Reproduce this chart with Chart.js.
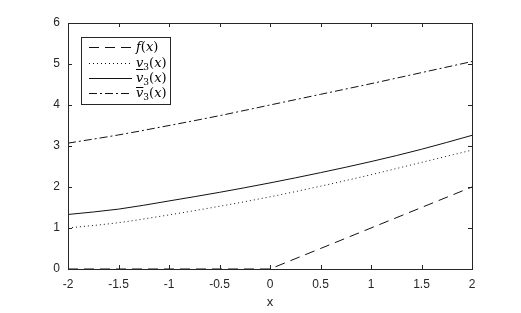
<!DOCTYPE html>
<html>
<head>
<meta charset="utf-8">
<script src="https://cdn.jsdelivr.net/npm/chart.js@4.4.1/dist/chart.umd.min.js"></script>
<style>
    html, body { margin: 0; padding: 0; background: #fff; }
    #wrap { position: relative; width: 521px; height: 313px; }
</style>
</head>
<body>
<div id="wrap"><canvas id="chart" width="521" height="313"></canvas></div>
<script>
// data
var xValues = [-2, -1.5, -1, -0.5, 0, 0.5, 1, 1.5, 2];
var fValues = [0, 0, 0, 0, 0, 0.5, 1, 1.5, 2];
var vLowerValues = [1.0, 1.13, 1.32, 1.53, 1.76, 2.02, 2.30, 2.60, 2.90];
var vValues = [1.33, 1.46, 1.66, 1.87, 2.10, 2.35, 2.62, 2.92, 3.26];
var vUpperValues = [3.07, 3.27, 3.50, 3.74, 4.00, 4.26, 4.52, 4.79, 5.06];
var xTicks = [-2, -1.5, -1, -0.5, 0, 0.5, 1, 1.5, 2];
var yTicks = [0, 1, 2, 3, 4, 5, 6];

var axisColor = '#262626';
var lineColor = '#111';

var toPoints = function(ys) {
    return xValues.map(function(x, i) { return {x: x, y: ys[i]}; });
};

// box + inward ticks on all four sides
var boxPlugin = {
    id: 'boxTicks',
    afterDatasetsDraw: function(chart) {
        var ctx = chart.ctx;
        var a = chart.chartArea;
        var xs = chart.scales.x, ys = chart.scales.y;
        ctx.save();
        ctx.strokeStyle = axisColor;
        ctx.lineWidth = 1;
        ctx.beginPath();
        xTicks.forEach(function(v) {
            var px = Math.round(xs.getPixelForValue(v)) + 0.5;
            ctx.moveTo(px, a.bottom); ctx.lineTo(px, a.bottom - 4);
            ctx.moveTo(px, a.top); ctx.lineTo(px, a.top + 4);
        });
        yTicks.forEach(function(v) {
            var py = Math.round(ys.getPixelForValue(v)) + 0.5;
            ctx.moveTo(a.left, py); ctx.lineTo(a.left + 4, py);
            ctx.moveTo(a.right, py); ctx.lineTo(a.right - 4, py);
        });
        ctx.stroke();
        ctx.strokeRect(Math.round(a.left) + 0.5, Math.round(a.top) + 0.5,
            Math.round(a.right - a.left), Math.round(a.bottom - a.top));
        ctx.restore();
    }
};

// legend with math-style labels
var legendPlugin = {
    id: 'mathLegend',
    afterDraw: function(chart) {
        var ctx = chart.ctx;
        var bx = 81.5, by = 37.5, bw = 89, bh = 67;
        ctx.save();
        ctx.fillStyle = '#fff';
        ctx.fillRect(bx, by, bw, bh);
        ctx.strokeStyle = axisColor;
        ctx.lineWidth = 1;
        ctx.strokeRect(bx, by, bw, bh);

        var rows = [
            {dash: [10, 6], name: 'f', bar: ''},
            {dash: [1, 3], name: 'v', bar: 'under'},
            {dash: [], name: 'v', bar: ''},
            {dash: [8, 3, 2, 3], name: 'v', bar: 'over'}
        ];
        var rowY = [47, 63, 78, 93];
        rows.forEach(function(r, i) {
            var y = rowY[i] + 0.5;
            ctx.strokeStyle = lineColor;
            ctx.setLineDash(r.dash);
            ctx.beginPath();
            ctx.moveTo(89, y); ctx.lineTo(132, y);
            ctx.stroke();
            ctx.setLineDash([]);

            var x = 136;
            var base = rowY[i] + 4;
            ctx.fillStyle = '#000';
            ctx.textBaseline = 'alphabetic';
            ctx.font = 'italic 13px "DejaVu Serif"';
            ctx.fillText(r.name, x, base);
            var nw = ctx.measureText(r.name).width;
            if (r.bar === 'under') {
                ctx.fillRect(x, base + 2, nw, 1);
            } else if (r.bar === 'over') {
                ctx.fillRect(x, base - 10, nw, 1);
            }
            x += nw;
            if (r.name === 'v') {
                ctx.font = '9px "DejaVu Serif"';
                ctx.fillText('3', x, base + 3);
                x += ctx.measureText('3').width;
            }
            ctx.font = '13px "DejaVu Serif"';
            ctx.fillText('(', x, base);
            x += ctx.measureText('(').width;
            ctx.font = 'italic 13px "DejaVu Serif"';
            ctx.fillText('x', x, base);
            x += ctx.measureText('x').width;
            ctx.font = '13px "DejaVu Serif"';
            ctx.fillText(')', x, base);
        });
        ctx.restore();
    }
};

var lineSet = function(label, ys, dash, smooth) {
    return {
        label: label,
        data: toPoints(ys),
        borderColor: lineColor,
        borderWidth: 1,
        borderDash: dash,
        pointRadius: 0,
        fill: false,
        tension: smooth ? 0.4 : 0,
        cubicInterpolationMode: smooth ? 'monotone' : 'default'
    };
};

new Chart(document.getElementById('chart'), {
    type: 'line',
    data: {
        datasets: [
            lineSet('f(x)', fValues, [10, 6], false),
            lineSet('v3 lower', vLowerValues, [1, 3], true),
            lineSet('v3', vValues, [], true),
            lineSet('v3 upper', vUpperValues, [8, 3, 2, 3], true)
        ]
    },
    options: {
        responsive: false,
        animation: false,
        layout: { padding: { top: 23, right: 49, left: 0, bottom: 0 } },
        plugins: {
            legend: { display: false },
            tooltip: { enabled: false }
        },
        scales: {
            x: {
                type: 'linear',
                min: -2,
                max: 2,
                grid: { display: false, drawTicks: false },
                border: { display: false },
                afterBuildTicks: function(scale) {
                    scale.ticks = xTicks.map(function(v) { return {value: v}; });
                },
                afterFit: function(scale) { scale.height = 44; },
                ticks: {
                    padding: 8,
                    color: axisColor,
                    font: { family: '"Liberation Sans", Arial, sans-serif', size: 12 },
                    maxRotation: 0,
                    callback: function(v) { return String(v); }
                },
                title: {
                    display: true,
                    text: 'x',
                    color: axisColor,
                    padding: { top: 0, bottom: 3 },
                    font: { family: '"Liberation Sans", Arial, sans-serif', size: 13 }
                }
            },
            y: {
                min: 0,
                max: 6,
                grid: { display: false, drawTicks: false },
                border: { display: false },
                afterBuildTicks: function(scale) {
                    scale.ticks = yTicks.map(function(v) { return {value: v}; });
                },
                afterFit: function(scale) { scale.width = 68; },
                ticks: {
                    padding: 8,
                    color: axisColor,
                    font: { family: '"Liberation Sans", Arial, sans-serif', size: 12 },
                    callback: function(v) { return String(v); }
                }
            }
        }
    },
    plugins: [boxPlugin, legendPlugin]
});
</script>
</body>
</html>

——————————

**TASK TO COMPLETE**
Leave the pictures out and copy the rest of the data exactly.

**WRITTEN RESPONSE**
Reproduce this chart with Chart.js.
<!DOCTYPE html>
<html>
<head>
<meta charset="utf-8">
<script src="https://cdn.jsdelivr.net/npm/chart.js@4.4.1/dist/chart.umd.min.js"></script>
<style>
    html, body { margin: 0; padding: 0; background: #fff; }
    #wrap { position: relative; width: 521px; height: 313px; }
</style>
</head>
<body>
<div id="wrap"><canvas id="chart" width="521" height="313"></canvas></div>
<script>
// data
var xValues = [-2, -1.5, -1, -0.5, 0, 0.5, 1, 1.5, 2];
var fValues = [0, 0, 0, 0, 0, 0.5, 1, 1.5, 2];
var vLowerValues = [1.0, 1.13, 1.32, 1.53, 1.76, 2.02, 2.30, 2.60, 2.90];
var vValues = [1.33, 1.46, 1.66, 1.87, 2.10, 2.35, 2.62, 2.92, 3.26];
var vUpperValues = [3.07, 3.27, 3.50, 3.74, 4.00, 4.26, 4.52, 4.79, 5.06];
var xTicks = [-2, -1.5, -1, -0.5, 0, 0.5, 1, 1.5, 2];
var yTicks = [0, 1, 2, 3, 4, 5, 6];

var axisColor = '#262626';
var lineColor = '#111';

var toPoints = function(ys) {
    return xValues.map(function(x, i) { return {x: x, y: ys[i]}; });
};

// box + inward ticks on all four sides
var boxPlugin = {
    id: 'boxTicks',
    afterDatasetsDraw: function(chart) {
        var ctx = chart.ctx;
        var a = chart.chartArea;
        var xs = chart.scales.x, ys = chart.scales.y;
        ctx.save();
        ctx.strokeStyle = axisColor;
        ctx.lineWidth = 1;
        ctx.beginPath();
        xTicks.forEach(function(v) {
            var px = Math.round(xs.getPixelForValue(v)) + 0.5;
            ctx.moveTo(px, a.bottom); ctx.lineTo(px, a.bottom - 4);
            ctx.moveTo(px, a.top); ctx.lineTo(px, a.top + 4);
        });
        yTicks.forEach(function(v) {
            var py = Math.round(ys.getPixelForValue(v)) + 0.5;
            ctx.moveTo(a.left, py); ctx.lineTo(a.left + 4, py);
            ctx.moveTo(a.right, py); ctx.lineTo(a.right - 4, py);
        });
        ctx.stroke();
        ctx.strokeRect(Math.round(a.left) + 0.5, Math.round(a.top) + 0.5,
            Math.round(a.right - a.left), Math.round(a.bottom - a.top));
        ctx.restore();
    }
};

// legend with math-style labels
var legendPlugin = {
    id: 'mathLegend',
    afterDraw: function(chart) {
        var ctx = chart.ctx;
        var bx = 81.5, by = 37.5, bw = 89, bh = 67;
        ctx.save();
        ctx.fillStyle = '#fff';
        ctx.fillRect(bx, by, bw, bh);
        ctx.strokeStyle = axisColor;
        ctx.lineWidth = 1;
        ctx.strokeRect(bx, by, bw, bh);

        var rows = [
            {dash: [10, 6], name: 'f', bar: ''},
            {dash: [1, 3], name: 'v', bar: 'under'},
            {dash: [], name: 'v', bar: ''},
            {dash: [8, 3, 2, 3], name: 'v', bar: 'over'}
        ];
        var rowY = [47, 63, 78, 93];
        rows.forEach(function(r, i) {
            var y = rowY[i] + 0.5;
            ctx.strokeStyle = lineColor;
            ctx.setLineDash(r.dash);
            ctx.beginPath();
            ctx.moveTo(89, y); ctx.lineTo(132, y);
            ctx.stroke();
            ctx.setLineDash([]);

            var x = 136;
            var base = rowY[i] + 4;
            ctx.fillStyle = '#000';
            ctx.textBaseline = 'alphabetic';
            ctx.font = 'italic 13px "DejaVu Serif"';
            ctx.fillText(r.name, x, base);
            var nw = ctx.measureText(r.name).width;
            if (r.bar === 'under') {
                ctx.fillRect(x, base + 2, nw, 1);
            } else if (r.bar === 'over') {
                ctx.fillRect(x, base - 10, nw, 1);
            }
            x += nw;
            if (r.name === 'v') {
                ctx.font = '9px "DejaVu Serif"';
                ctx.fillText('3', x, base + 3);
                x += ctx.measureText('3').width;
            }
            ctx.font = '13px "DejaVu Serif"';
            ctx.fillText('(', x, base);
            x += ctx.measureText('(').width;
            ctx.font = 'italic 13px "DejaVu Serif"';
            ctx.fillText('x', x, base);
            x += ctx.measureText('x').width;
            ctx.font = '13px "DejaVu Serif"';
            ctx.fillText(')', x, base);
        });
        ctx.restore();
    }
};

var lineSet = function(label, ys, dash, smooth) {
    return {
        label: label,
        data: toPoints(ys),
        borderColor: lineColor,
        borderWidth: 1,
        borderDash: dash,
        pointRadius: 0,
        fill: false,
        tension: smooth ? 0.4 : 0,
        cubicInterpolationMode: smooth ? 'monotone' : 'default'
    };
};

new Chart(document.getElementById('chart'), {
    type: 'line',
    data: {
        datasets: [
            lineSet('f(x)', fValues, [10, 6], false),
            lineSet('v3 lower', vLowerValues, [1, 3], true),
            lineSet('v3', vValues, [], true),
            lineSet('v3 upper', vUpperValues, [8, 3, 2, 3], true)
        ]
    },
    options: {
        responsive: false,
        animation: false,
        layout: { padding: { top: 23, right: 49, left: 0, bottom: 0 } },
        plugins: {
            legend: { display: false },
            tooltip: { enabled: false }
        },
        scales: {
            x: {
                type: 'linear',
                min: -2,
                max: 2,
                grid: { display: false, drawTicks: false },
                border: { display: false },
                afterBuildTicks: function(scale) {
                    scale.ticks = xTicks.map(function(v) { return {value: v}; });
                },
                afterFit: function(scale) { scale.height = 44; },
                ticks: {
                    padding: 8,
                    color: axisColor,
                    font: { family: '"Liberation Sans", Arial, sans-serif', size: 12 },
                    maxRotation: 0,
                    callback: function(v) { return String(v); }
                },
                title: {
                    display: true,
                    text: 'x',
                    color: axisColor,
                    padding: { top: 0, bottom: 3 },
                    font: { family: '"Liberation Sans", Arial, sans-serif', size: 13 }
                }
            },
            y: {
                min: 0,
                max: 6,
                grid: { display: false, drawTicks: false },
                border: { display: false },
                afterBuildTicks: function(scale) {
                    scale.ticks = yTicks.map(function(v) { return {value: v}; });
                },
                afterFit: function(scale) { scale.width = 68; },
                ticks: {
                    padding: 8,
                    color: axisColor,
                    font: { family: '"Liberation Sans", Arial, sans-serif', size: 12 },
                    callback: function(v) { return String(v); }
                }
            }
        }
    },
    plugins: [boxPlugin, legendPlugin]
});
</script>
</body>
</html>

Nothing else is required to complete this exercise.